Who is forcing the banks to comply? If it's nobody, then I see this helping as much as all of the other programs...NOT AT ALL!

Mirian
September 17, 2010 at 2:30 am

I want to refinance but its getting hard because my credit score - 525, 532, my loan is FHA and want conventional. I would like to know what Banks are most flexible in helping homeowners to refinance.

Susan
September 16, 2010 at 9:55 pm

Whether this helps the housing market and real estate industry depends on the number of foreclosures prevented, and whether those households are stabilized for the long haul (pushing the problem out a few months only delays the inevitable).

Of course, lenders will be helped. (They will be the ultimate recipients of the money!)

I do not believe this helps taxpayers. Look at the income chart for this grant (which goes well into the six-figure range for larger households) and then reconcile that with the 9% CA income tax rate that kicks in at $40K/year. (Yes, I do know the $700M comes from the Feds. The Feds got it from the taxpayers.)

Remember also that some of these "severe negative equity" situations were caused by people who ran up their HELOCs buying luxury goods, cars, and vacations.

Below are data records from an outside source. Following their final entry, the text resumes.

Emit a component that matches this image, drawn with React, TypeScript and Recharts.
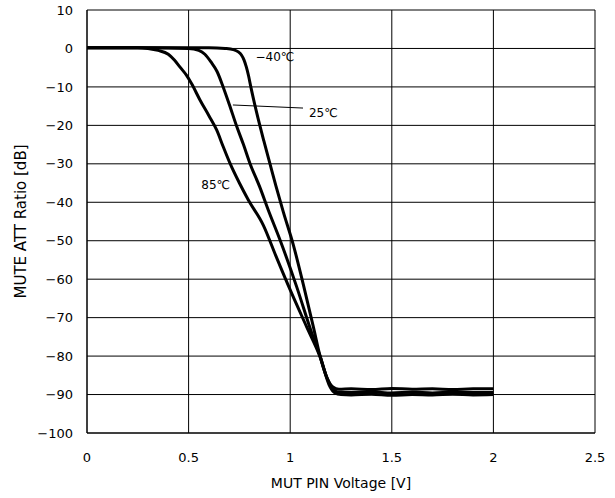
import { CartesianGrid, Line, LineChart, ReferenceDot, ReferenceLine, XAxis, YAxis } from "recharts";

// MUTE ATT ratio vs. MUT pin voltage, three temperatures
const voltM40 = [0, 0.3, 0.6, 0.68, 0.72, 0.745, 0.76, 0.772, 0.784, 0.795, 0.807, 0.835, 0.87, 0.9, 0.93, 0.966, 1.015, 1.065, 1.114, 1.147, 1.18, 1.21, 1.24, 1.3, 1.4, 1.5, 1.6, 1.7, 1.8, 1.9, 2.0];
const attM40 = [0.2, 0.2, 0.2, 0, -0.3, -0.9, -1.7, -2.9, -4.8, -7.1, -10.2, -16.7, -24, -29.9, -35.8, -42.5, -51, -61.5, -72.4, -80, -85.5, -88, -88.6, -88.5, -88.7, -88.4, -88.6, -88.5, -88.7, -88.5, -88.5];

const volt25 = [0, 0.3, 0.5, 0.55, 0.58, 0.61, 0.64, 0.67, 0.7, 0.737, 0.77, 0.802, 0.85, 0.892, 0.95, 1.032, 1.106, 1.147, 1.18, 1.21, 1.24, 1.3, 1.4, 1.5, 1.6, 1.7, 1.8, 1.9, 2.0];
const att25 = [0.2, 0.2, 0, -0.5, -1.5, -3.5, -6, -10, -14.5, -20.3, -25, -29.9, -36, -42, -49.8, -62, -74, -80, -85.5, -88.6, -89.4, -89.5, -89.3, -89.6, -89.4, -89.6, -89.4, -89.5, -89.5];

const volt85 = [0, 0.25, 0.3, 0.35, 0.4, 0.43, 0.46, 0.49, 0.515, 0.556, 0.6, 0.638, 0.67, 0.704, 0.75, 0.794, 0.868, 0.93, 1.0, 1.081, 1.147, 1.196, 1.22, 1.25, 1.3, 1.4, 1.5, 1.6, 1.7, 1.8, 1.9, 2.0];
const att85 = [0.2, 0.2, 0, -0.5, -1.5, -3, -5, -7, -9.2, -13.4, -17.5, -21.2, -25.5, -29.9, -35, -39.4, -46, -54, -62.8, -72.4, -80.2, -88, -89.6, -90, -90.1, -89.9, -90.2, -90, -90.1, -89.9, -90.1, -90];

const xTicks = [0, 0.5, 1, 1.5, 2, 2.5];
const yTicks = [-100, -90, -80, -70, -60, -50, -40, -30, -20, -10, 0, 10];

const toPoints = (xs: number[], ys: number[]) => xs.map((v, i) => ({ v, att: ys[i] }));

const font = "'DejaVu Sans', sans-serif";
const fmt = (n: number) => String(n).replace("-", "\u2212");

const tempLabel = (value: string) => ({ value, position: "center" as const, fill: "#000", fontSize: 12, fontFamily: font });

export default function App() {
  return (
    <div style={{ position: "absolute", left: 0, top: 0, background: "#fff" }}>
      <LineChart width={615} height={498} margin={{ top: 10, right: 20, bottom: 0, left: 0 }}>
        <CartesianGrid stroke="#000" strokeWidth={1} />
        <XAxis
          type="number"
          dataKey="v"
          domain={[0, 2.5]}
          ticks={xTicks}
          tickFormatter={fmt}
          height={65}
          stroke="#000"
          tickLine={false}
          tickSize={6}
          tickMargin={14}
          tick={{ fill: "#000", fontSize: 13, fontFamily: font }}
          label={{ value: "MUT PIN Voltage [V]", position: "insideBottom", offset: 10, fill: "#000", fontSize: 14, fontFamily: font }}
        />
        <YAxis
          type="number"
          domain={[-100, 10]}
          ticks={yTicks}
          tickFormatter={fmt}
          width={87}
          stroke="#000"
          tickLine={false}
          tickSize={6}
          tickMargin={8}
          tick={{ fill: "#000", fontSize: 13, fontFamily: font }}
          label={{ value: "MUTE ATT Ratio [dB]", angle: -90, position: "insideLeft", offset: 21, style: { textAnchor: "middle" }, fill: "#000", fontSize: 15, fontFamily: font }}
        />
        <Line data={toPoints(volt85, att85)} dataKey="att" type="monotone" stroke="#000" strokeWidth={3} dot={false} isAnimationActive={false} />
        <Line data={toPoints(volt25, att25)} dataKey="att" type="monotone" stroke="#000" strokeWidth={3} dot={false} isAnimationActive={false} />
        <Line data={toPoints(voltM40, attM40)} dataKey="att" type="monotone" stroke="#000" strokeWidth={3} dot={false} isAnimationActive={false} />
        <ReferenceLine segment={[{ x: 0.718, y: -14.7 }, { x: 1.063, y: -15.5 }]} stroke="#000" strokeWidth={1} />
        <ReferenceDot x={0.925} y={-2.1} r={0} fill="none" stroke="none" label={tempLabel("\u221240\u2103")} />
        <ReferenceDot x={1.163} y={-16.7} r={0} fill="none" stroke="none" label={tempLabel("25\u2103")} />
        <ReferenceDot x={0.633} y={-35.5} r={0} fill="none" stroke="none" label={tempLabel("85\u2103")} />
      </LineChart>
    </div>
  );
}
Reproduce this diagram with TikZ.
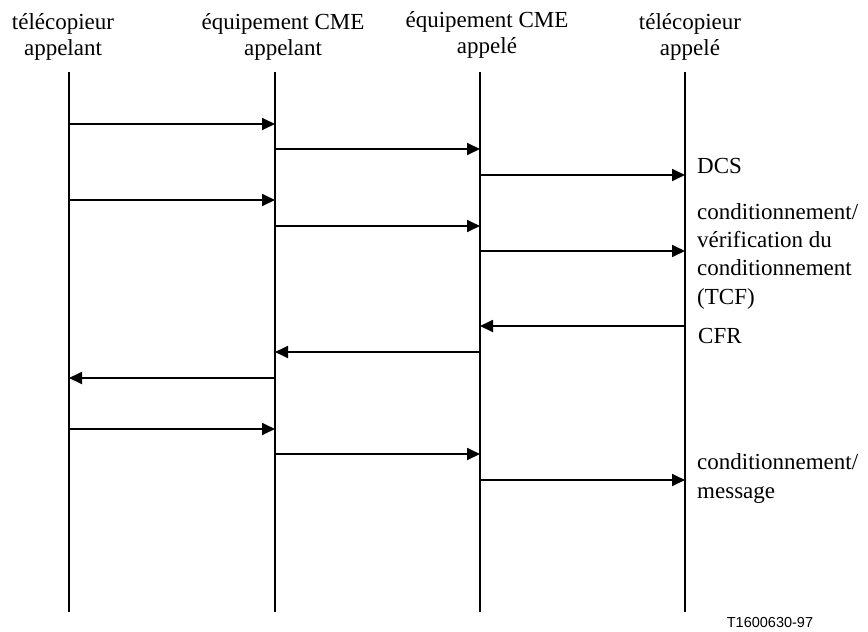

As such, I would prefer that the $700M go towards helping households in duress due to illness and unemployment, regardless of whether they own homes. Why should homeownership be a barrier to entry for receiving housing security from the government?

Either that or just return the money to the taxpayers (either directly or by fixing our broken CA state budget).

Struggling renters must have steam coming out of their ears. Indeed, I see more and more articles questioning the mortgage interest and property tax deductions. As a homeowner, I would not be at all happy to see those disappear as part of a backlash against these ever-increasing bailouts for homeowners and those who lend to them.

Bottom line: if you cannot afford your mortgage, you need to move. Save the social safety net for those who cannot afford any housing at all.

brent
September 16, 2010 at 7:17 pm

I'll show my hand as an "F," a choice not on your list. This and other programs like it are nothing short of more government bailouts for irresponsible behavior on defaulting homeowner's behalf. The only sympathy I have is for the "few" unemployed folks that are down and out... however, from what I read and see (personally)most defaults are of one or two categories; 1. they never could afford the payment but took the money anyways, and a lot of times they cashed out, spent the money and face no real consequence or 2. they simply think the lender should indemnify them if their property loses value... The government should simply step aside and let this thing play out... Maybe even try to encourage people to make their mortgage payments and not continue to support default... How about some personal responsibility!